Recently Dad and I made a visit to Battleford and stopped to see Auntie Jean. As it usually does when they get together, stories of their growing up on the farm near Brada came up.  Their memories of when Uncle Bud broke his elbow stayed with me:

In the photo from left to right are Jordy, a hired man, Dave Strachan forking grain into the thresher, 3 year old Jean, 5 year old Genevieve and Lynn “Pop” Tatro standing beside the horse.

As a kid they said, Bud was always getting into trouble and rising the ire of their parents, particularly Mother. He liked to tease the other kids and find all kinds of mischief. One of their favourite pass times back then with radio the only electronic form of entertainment, was playing in the straw piles and hay bales whether out in the field or in the loft of the barn. They would pile the bales up or build forts; climb them, crawl under them and jump off them. On the straw piles made during threshing, as in the 1928 photo below, they would climb the slopped side here on the right and jump or tumble off the steep side to a soft landing below. In the winter Dad said they would drag a sled to the top of the pile and slide down the long slope created by the thresher blowing straw over the pile.  One day, they were doing some sort of tumbling on and off the bales in the barn when Bud took a bad landing and broke his elbow.

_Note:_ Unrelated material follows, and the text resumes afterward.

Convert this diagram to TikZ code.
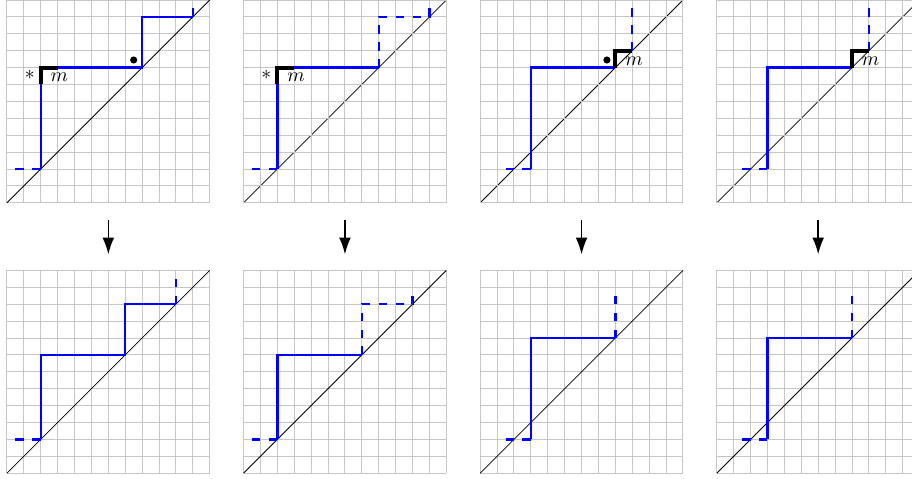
\documentclass[tikz,border=0pt]{standalone}
\usepackage{amsmath}
\usepackage{amssymb}
\usetikzlibrary{arrows.meta}

\begin{document}
\begin{tikzpicture}[
    % Define common styles
        x=0.3cm, y=0.3cm,
        gridline/.style={gray!45, line width=0.5pt, step=0.3cm},
        diag/.style={black, line width=0.4pt},
        lpath/.style={blue, line width=1.2pt},
        ldash/.style={lpath, dash pattern=on 0.15cm off 0.15cm},
        corner/.style={black, line width=2pt},
        dot/.style={circle, fill=black, inner sep=0pt, minimum size=3.6pt},
        lbl/.style={inner sep=0pt},
        arrow/.style={-{Latex[length=8.5pt, width=6pt]}, line width=0.8pt}
    ]

        % Fix the page size
        \useasboundingbox (-0.41,-0.3) rectangle (53.55,28);

        % Grids with their diagonals
        \foreach \i in {0,...,3} {
            \draw[gridline] (14*\i,0) grid (14*\i+12,12);
            \draw[diag] (14*\i,0) -- (14*\i+12,12);
        }
        \draw[gridline] (0,16) grid (12,28);
        \draw[diag] (0,16) -- (12,28);
        \foreach \i in {1,2,3} {
            \draw[diag] (14*\i,16) -- (14*\i+12,28);
            \draw[gridline] (14*\i,16) grid (14*\i+12,28);
        }

        % Arrows from the top row to the bottom row
        \foreach \i in {0,...,3} {
            \coordinate (from\i) at (14*\i+6,15);
            \coordinate (to\i) at (14*\i+6,12.95);
            \draw[arrow] (from\i) -- (to\i);
        }

        % Top row, first panel
        \begin{scope}[yshift=4.8cm]
            \draw[ldash] (0.5,2) -- (2,2);
            \draw[lpath] (2,2) |- (8,8) |- (11,11);
            \draw[ldash] (11,11) -- (11,11.5);
            \draw[corner] (2,7) |- (3,8);
            \node[dot] (dotA) at (7.5,8.45) {};
            \node[lbl] (starA) at (1.35,7.55) {$*$};
            \node[lbl] (mA) at (3.1,7.4) {$m$};
        \end{scope}

        % Top row, second panel
        \begin{scope}[xshift=4.2cm, yshift=4.8cm]
            \draw[ldash] (0.5,2) -- (2,2);
            \draw[lpath] (2,2) |- (8,8);
            \draw[ldash] (8,8) |- (11,11) -- (11,11.5);
            \draw[corner] (2,7) |- (3,8);
            \node[lbl] (starB) at (1.35,7.55) {$*$};
            \node[lbl] (mB) at (3.1,7.4) {$m$};
        \end{scope}

        % Top row, third panel
        \begin{scope}[xshift=8.4cm, yshift=4.8cm]
            \draw[ldash] (1.5,2) -- (3,2);
            \draw[lpath] (3,2) |- (8,8);
            \draw[ldash] (9,9) -- (9,11.5);
            \draw[corner] (8,8) |- (9,9);
            \node[dot] (dotC) at (7.5,8.45) {};
            \node[lbl] (mC) at (9.1,8.4) {$m$};
        \end{scope}

        % Top row, fourth panel
        \begin{scope}[xshift=12.6cm, yshift=4.8cm]
            \draw[ldash] (1.5,2) -- (3,2);
            \draw[lpath] (3,2) |- (8,8);
            \draw[ldash] (9,9) -- (9,11.5);
            \draw[corner] (8,8) |- (9,9);
            \node[lbl] (mD) at (9.1,8.4) {$m$};
        \end{scope}

        % Bottom row, first panel
        \draw[ldash] (0.5,2) -- (2,2);
        \draw[lpath] (2,2) |- (7,7) |- (10,10);
        \draw[ldash] (10,10) -- (10,11.5);

        % Bottom row, second panel
        \begin{scope}[xshift=4.2cm]
            \draw[ldash] (0.5,2) -- (2,2);
            \draw[lpath] (2,2) |- (7,7);
            \draw[ldash] (7,7) |- (10,10) -- (10,10.5);
        \end{scope}

        % Bottom row, third and fourth panels
        \foreach \s in {8.4cm,12.6cm} {
            \begin{scope}[xshift=\s]
                \draw[ldash] (1.5,2) -- (3,2);
                \draw[lpath] (3,2) |- (8,8);
                \draw[ldash] (8,8) -- (8,10.5);
            \end{scope}
        }

    \end{tikzpicture}
\end{document}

Getting to town to a doctor at that time, the mid 40s, was not accomplished easily. First off you had to take the train the ? mile to North Battleford from near the Brada elevator and the train didn’t go by until the next day. Before the train was due to arrive Mother, Dad and Bud walked past the elevator and the section house to the shed where would-be passengers could wait for the train. As was required, when they heard the train coming they took a flag tied on a long stick, stepped out of the shack and waved it to signal the train to stop so they could board.

I found this picture in the Brada history book “Rural Roots”

The hospital was run by nuns who dressed in the traditional black habit. Bud’s comment when returning home was “That old crow said “that’s what you get for playing games on a Sunday””.  Afterwards Bud’s arm with the broken elbow was always shorter than the other. A silver lining as that could have been part of the reason he was deemed unfit for military service during WWII.